In the UK it is estimated that five million tonnes of plastic is used every year, nearly half of which is packaging. Unfortunately, much of this which is put in the recycling in fact isn’t recycled at all.  Thousands of tonnes of household plastic packaging put out for recycling, as well as other kind of plastic waste, ends up in waste incinerators in the UK. Well over half of the plastic packaging that is sent to be recycled is actually being sent abroad to countries with very low recycling rates.

Plastic waste often does not decompose and can last centuries in landfill, or else end up as litter in the natural environment, which in turn can pollute soils, rivers and oceans, and harm the creatures that inhabit them. Plastic waste is also harmful for people, and in countries where plastic waste is dumped, it is causing serious health problems for people that live nearby.

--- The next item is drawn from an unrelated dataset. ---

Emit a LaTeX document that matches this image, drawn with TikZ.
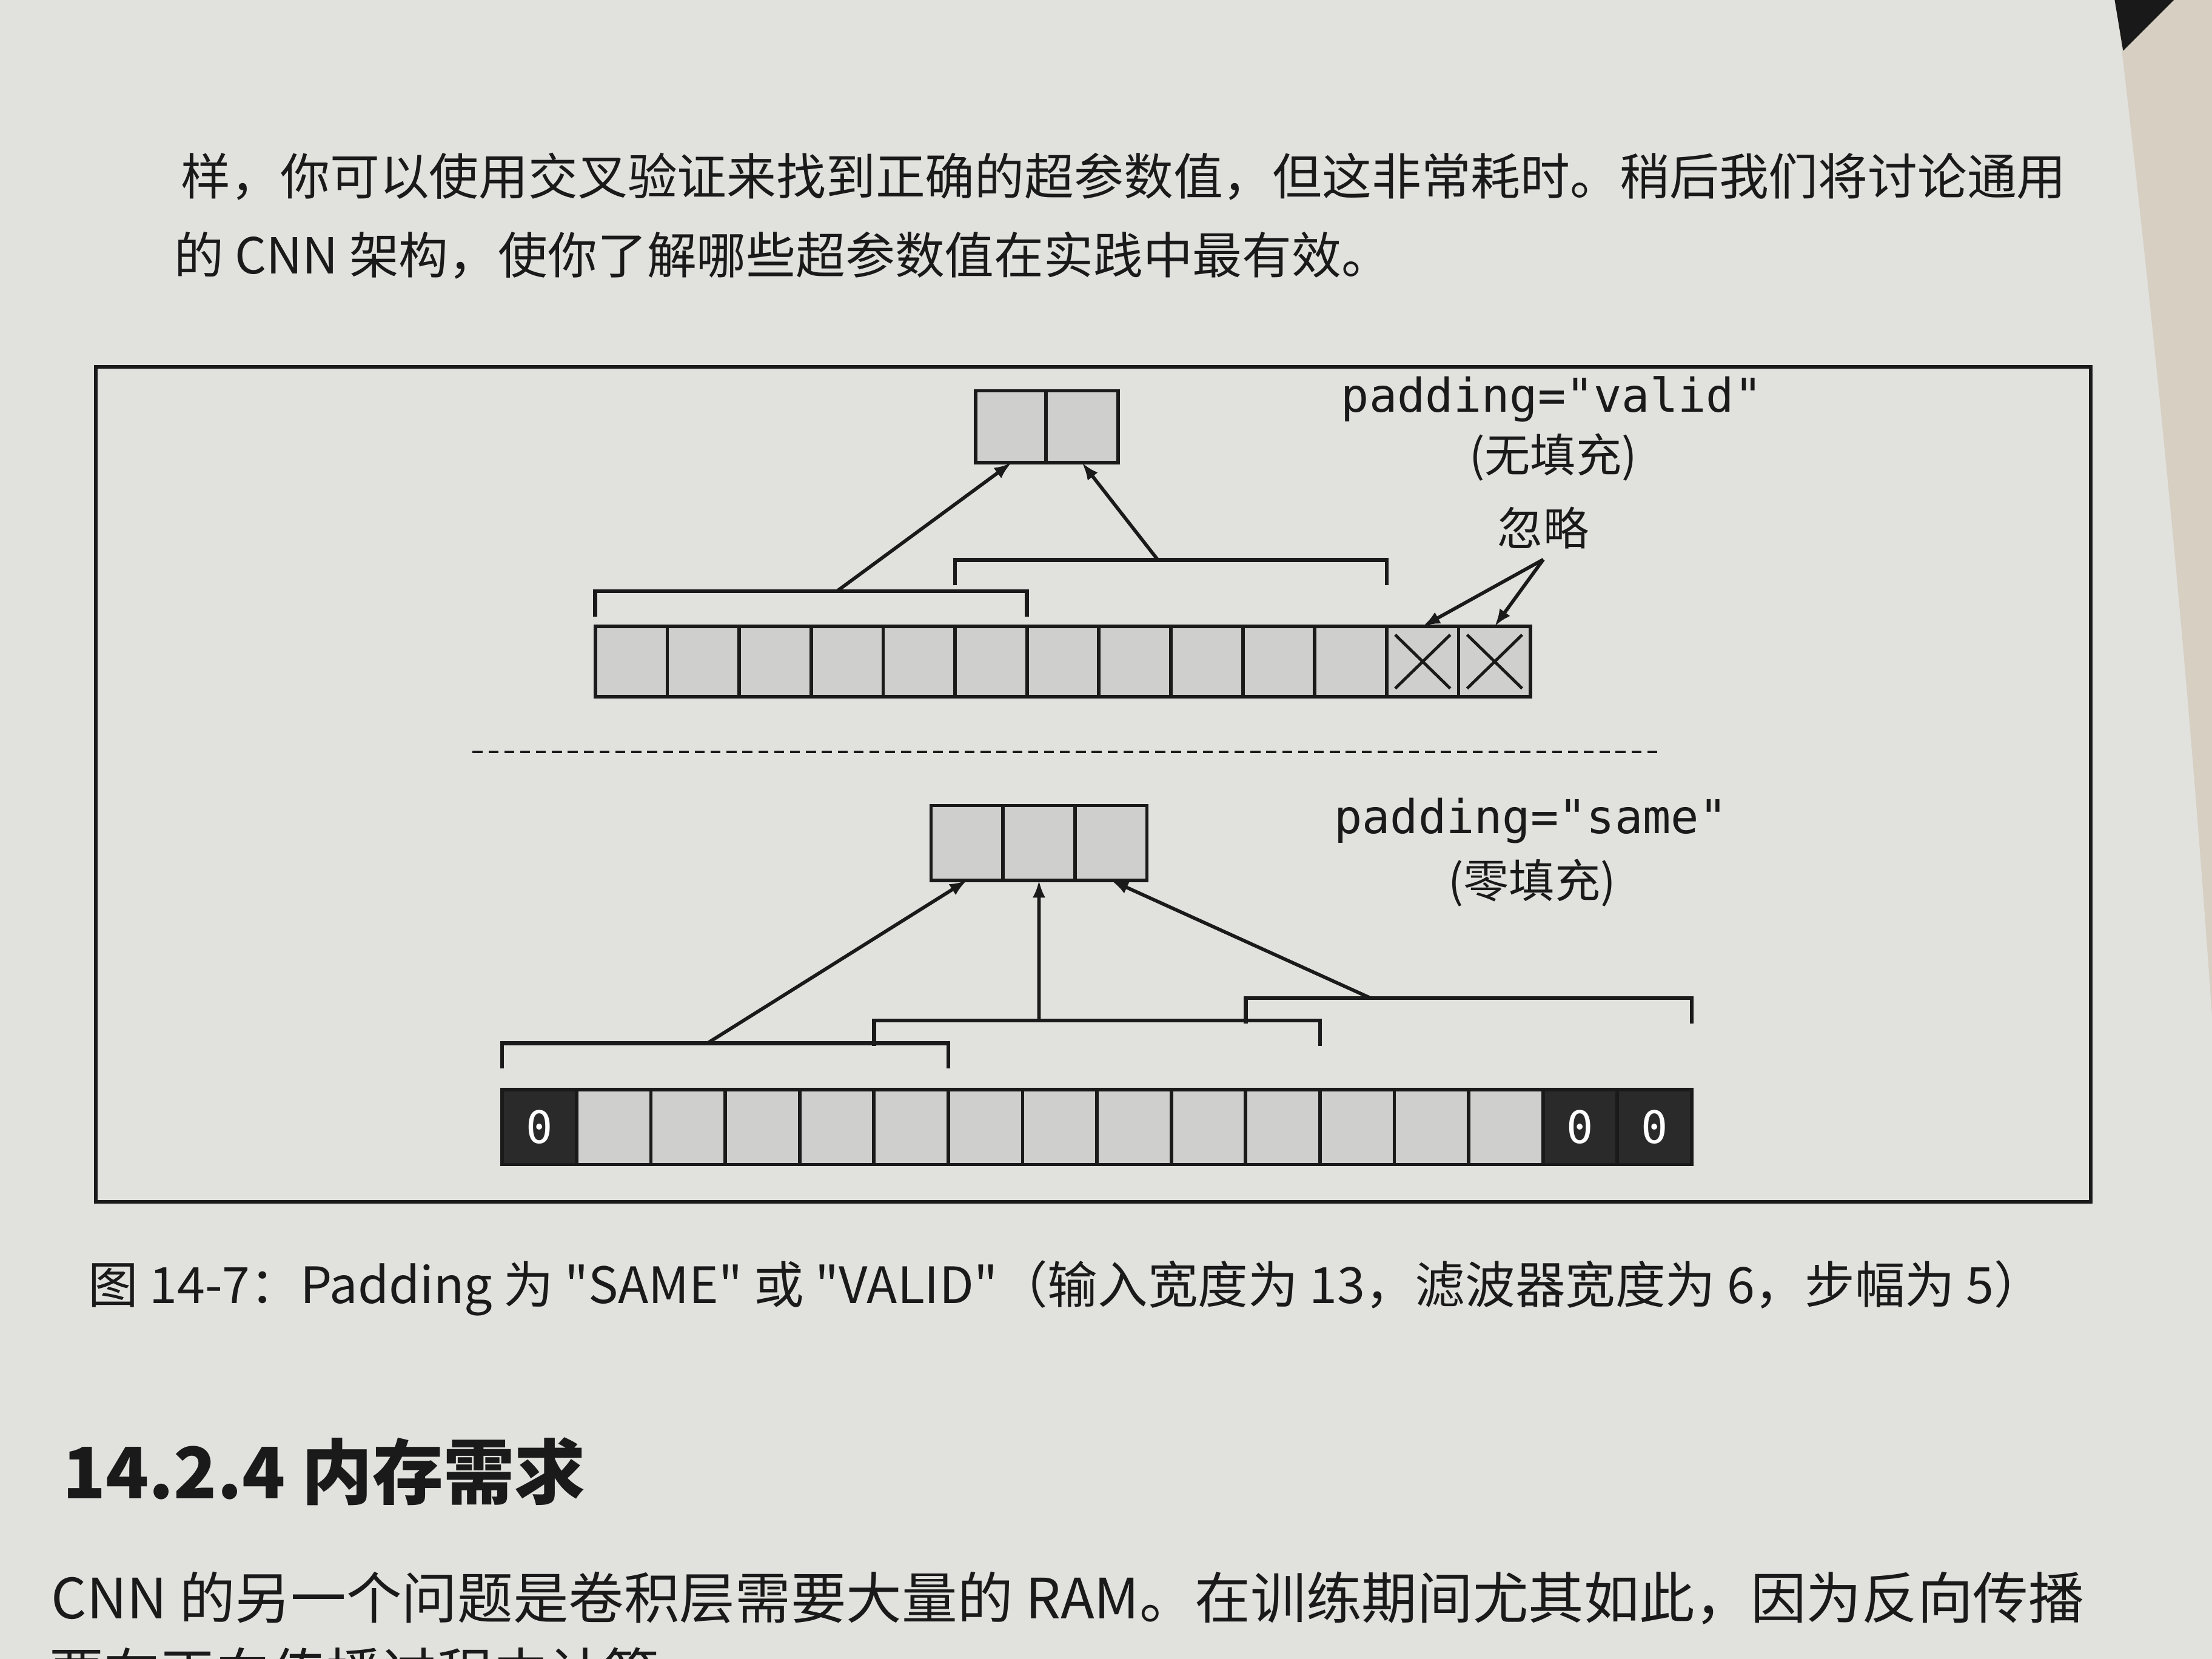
\documentclass[tikz,border=0pt]{standalone}
\usepackage{fontspec}
\usepackage{tikz}
\usetikzlibrary{arrows.meta,calc}
\newfontfamily\cjk{Noto Sans CJK SC}
\newfontfamily\codefont{DejaVu Sans Mono}
\definecolor{paper}{RGB}{225,225,222}
\definecolor{cellgray}{RGB}{207,207,205}
\definecolor{zerofill}{RGB}{42,42,42}
\definecolor{ink}{RGB}{26,26,26}
\definecolor{nextpage}{RGB}{214,207,194}

\begin{document}
\begin{tikzpicture}[x=0.01cm, y=-0.01cm,
  vcell/.style={draw=ink, line width=0.7pt, fill=cellgray, minimum width=0.51cm, minimum height=0.5cm, inner sep=0pt, outer sep=0pt},
  scell/.style={draw=ink, line width=0.7pt, fill=cellgray, minimum width=0.527cm, minimum height=0.53cm, inner sep=0pt, outer sep=0pt, font=\codefont\fontsize{9}{10}\selectfont},
  bracket/.style={ink, line width=0.8pt},
  arr/.style={ink, line width=0.7pt, -{Latex[length=3.5pt,width=2.6pt]}},
  label/.style={text=ink, inner sep=2pt}]
\useasboundingbox (0,0) rectangle (1568,1176);
\fill[paper] (0,0) rectangle (1568,1176);
% next page at the right edge
\fill[nextpage] (1500,0) .. controls (1528,240) and (1550,460) .. (1568,720) -- (1568,0) -- cycle;
\fill[black!90] (1499,0) -- (1541,0) -- (1505,36) -- cycle;

% text above the figure
\node[anchor=west, text=ink, font=\cjk\fontsize{10}{12}\selectfont] (par1) at (116,125) {样，你可以使用交叉验证来找到正确的超参数值，但这非常耗时。稍后我们将讨论通用};
\node[anchor=west, text=ink, font=\cjk\fontsize{10}{12}\selectfont] (par2) at (111,181) {的 CNN 架构，使你了解哪些超参数值在实践中最有效。};

% figure frame
\draw[ink, line width=0.8pt] (68,260) rectangle (1482,852);

% padding = valid
\node[vcell, minimum height=0.51cm] (vout0) at (717,302.5) {};
\node[vcell, minimum height=0.51cm] (vout1) at (767,302.5) {};
\foreach \i in {0,...,12}
  \node[vcell] (vin\i) at (447.5+51*\i,469) {};
\foreach \i in {11,12} {
  \draw[ink, line width=0.6pt] ($(vin\i.north west)+(6,6)$) -- ($(vin\i.south east)+(-6,-6)$);
  \draw[ink, line width=0.6pt] ($(vin\i.south west)+(6,-6)$) -- ($(vin\i.north east)+(-6,6)$);
}
\draw[bracket] ($(vin0.north west)+(0,-7)$) -- ($(vin0.north west)+(0,-25)$) -- ($(vin5.north east)+(0,-25)$) -- ($(vin5.north east)+(0,-7)$);
\draw[bracket] ($(vin5.north west)+(0,-29)$) -- ($(vin5.north west)+(0,-47)$) -- ($(vin10.north east)+(0,-47)$) -- ($(vin10.north east)+(0,-29)$);
\coordinate (vb1) at ($(vin0.north west)!0.56!(vin5.north east)+(0,-25)$);
\coordinate (vb2) at ($(vin5.north west)!0.47!(vin10.north east)+(0,-47)$);
\draw[arr] (vb1) -- (vout0.south);
\draw[arr] (vb2) -- (vout1.south);
\node[label, font=\codefont\fontsize{9.4}{11}\selectfont] (vname) at (1100,283) {padding="valid"};
\node[label, font=\cjk\fontsize{9.2}{11}\selectfont] (vnote) at (1101,324) {(无填充)};
\node[label, font=\cjk\fontsize{9.2}{11}\selectfont] (ign) at (1094,374) {忽略};
\draw[arr] (ign.south) -- (vin11.north);
\draw[arr] (ign.south) -- (vin12.north);

% separator
\draw[ink, line width=0.6pt, dash pattern=on 2pt off 1.2pt] (335,533) -- (1175,533);

% padding = same
\foreach \i in {0,1,2}
  \node[vcell, minimum height=0.53cm] (sout\i) at (685.5+51*\i,597.5) {};
\foreach \i in {1,...,13}
  \node[scell] (sin\i) at (382.35+52.7*\i,799) {};
\foreach \i in {0,14,15}
  \node[scell, fill=zerofill, text=white] (sin\i) at (382.35+52.7*\i,799) {0};
\draw[bracket] ($(sin0.north west)+(0,-15)$) -- ($(sin0.north west)+(0,-33)$) -- ($(sin5.north east)+(0,-33)$) -- ($(sin5.north east)+(0,-15)$);
\draw[bracket] ($(sin5.north west)+(0,-31)$) -- ($(sin5.north west)+(0,-49)$) -- ($(sin10.north east)+(0,-49)$) -- ($(sin10.north east)+(0,-31)$);
\draw[bracket] ($(sin10.north west)+(0,-47)$) -- ($(sin10.north west)+(0,-65)$) -- ($(sin15.north east)+(0,-65)$) -- ($(sin15.north east)+(0,-47)$);
\coordinate (sb1) at ($(sin0.north west)!0.46!(sin5.north east)+(0,-33)$);
\coordinate (sb2) at ($(sin5.north west)!0.37!(sin10.north east)+(0,-49)$);
\coordinate (sb3) at ($(sin10.north west)!0.28!(sin15.north east)+(0,-65)$);
\draw[arr] (sb1) -- (sout0.south);
\draw[arr] (sb2) -- (sout1.south);
\draw[arr] (sb3) -- (sout2.south);
\node[label, font=\codefont\fontsize{9.4}{11}\selectfont] (sname) at (1085,582) {padding="same"};
\node[label, font=\cjk\fontsize{9.2}{11}\selectfont] (snote) at (1086,626) {(零填充)};

% caption, heading and text below
\node[anchor=west, text=ink, font=\cjk\fontsize{10.1}{12}\selectfont] (cap) at (50,913) {图 14-7：Padding 为 "SAME" 或 "VALID"（输入宽度为 13，滤波器宽度为 6，步幅为 5）};
\node[anchor=west, text=ink, font=\cjk\bfseries\fontsize{14.3}{17}\selectfont] (sec) at (32,1043) {14.2.4 内存需求};
\node[anchor=west, text=ink, font=\cjk\fontsize{11.2}{13}\selectfont] (body1) at (24,1133) {CNN 的另一个问题是卷积层需要大量的 RAM。在训练期间尤其如此，因为反向传播};
\node[anchor=west, text=ink, font=\cjk\fontsize{11.2}{13}\selectfont] (body2) at (22,1186) {要在正向传播过程中计算};
\end{tikzpicture}
\end{document}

There are several ways you can reduce your use of single-use plastic:

  • Consider providing washable crockery for members/staff to eat and drink from to discourage the use of disposables. 
  • Change all disposables to reusable or compostable products. Most compostable disposable companies such as Vegware are not in fact home compostable but must be sent to a special facility in order to decompose. If you have a waste contractor, it is important to check that your Vegware products can be collected and disposed of correctly, and this might involve having a separate collection bin.
  • Provide free tap water so visitors and staff can refill their bottles. Consider implementing a policy on no single-use plastic water bottles. Instead, provide refillable glass water bottles and glasses.
  • Provide really good tea and coffee making facilities so people don’t feel the need to get a take-out and use a wasteful disposable cup. People will save money so will be happier too. You can set up a system where individuals chip in 50p every so often to go towards tea and coffee.
  • Go vegetarian – consider reducing the meat consumption in your venue as far as possible by having meat free days. Emissions from livestock account for 14.5% of global greenhouse gas emissions. Links!

Catering for Nevis Ensemble

If you are offering food for the 40+ musicians and staff that are Nevis Ensemble, here are some guidelines and suggestions for how to feed our hungry bellies.  

  • Each Nevis Ensemble musician will always carry their own keep-cup for hot drinks, as well as a reusable water bottle. Nevis Ensemble prohibits the use of disposable coffee cups on our tour bus, so if you’re providing tea or coffee, we’ll be delighted to fill our keep-cups with these. 
  • Don’t worry about serving water in plastic cups. If you’ve got a tap, we’ll happily fill our water bottles from this.
  • At Nevis Ensemble, we operate on the basis of vegetarianism so as to reduce our meat consumption and encourage a more meat free diet amongst our musicians. If you’re making or purchasing food for the group, we would love if you also made all of this vegetarian. 
  • What about plates? If you’re providing food that needs plates, why not try and get cardboard ones instead of plastic. If that’s not possible, don’t worry, many of our musicians carry Tupperware on them anyway.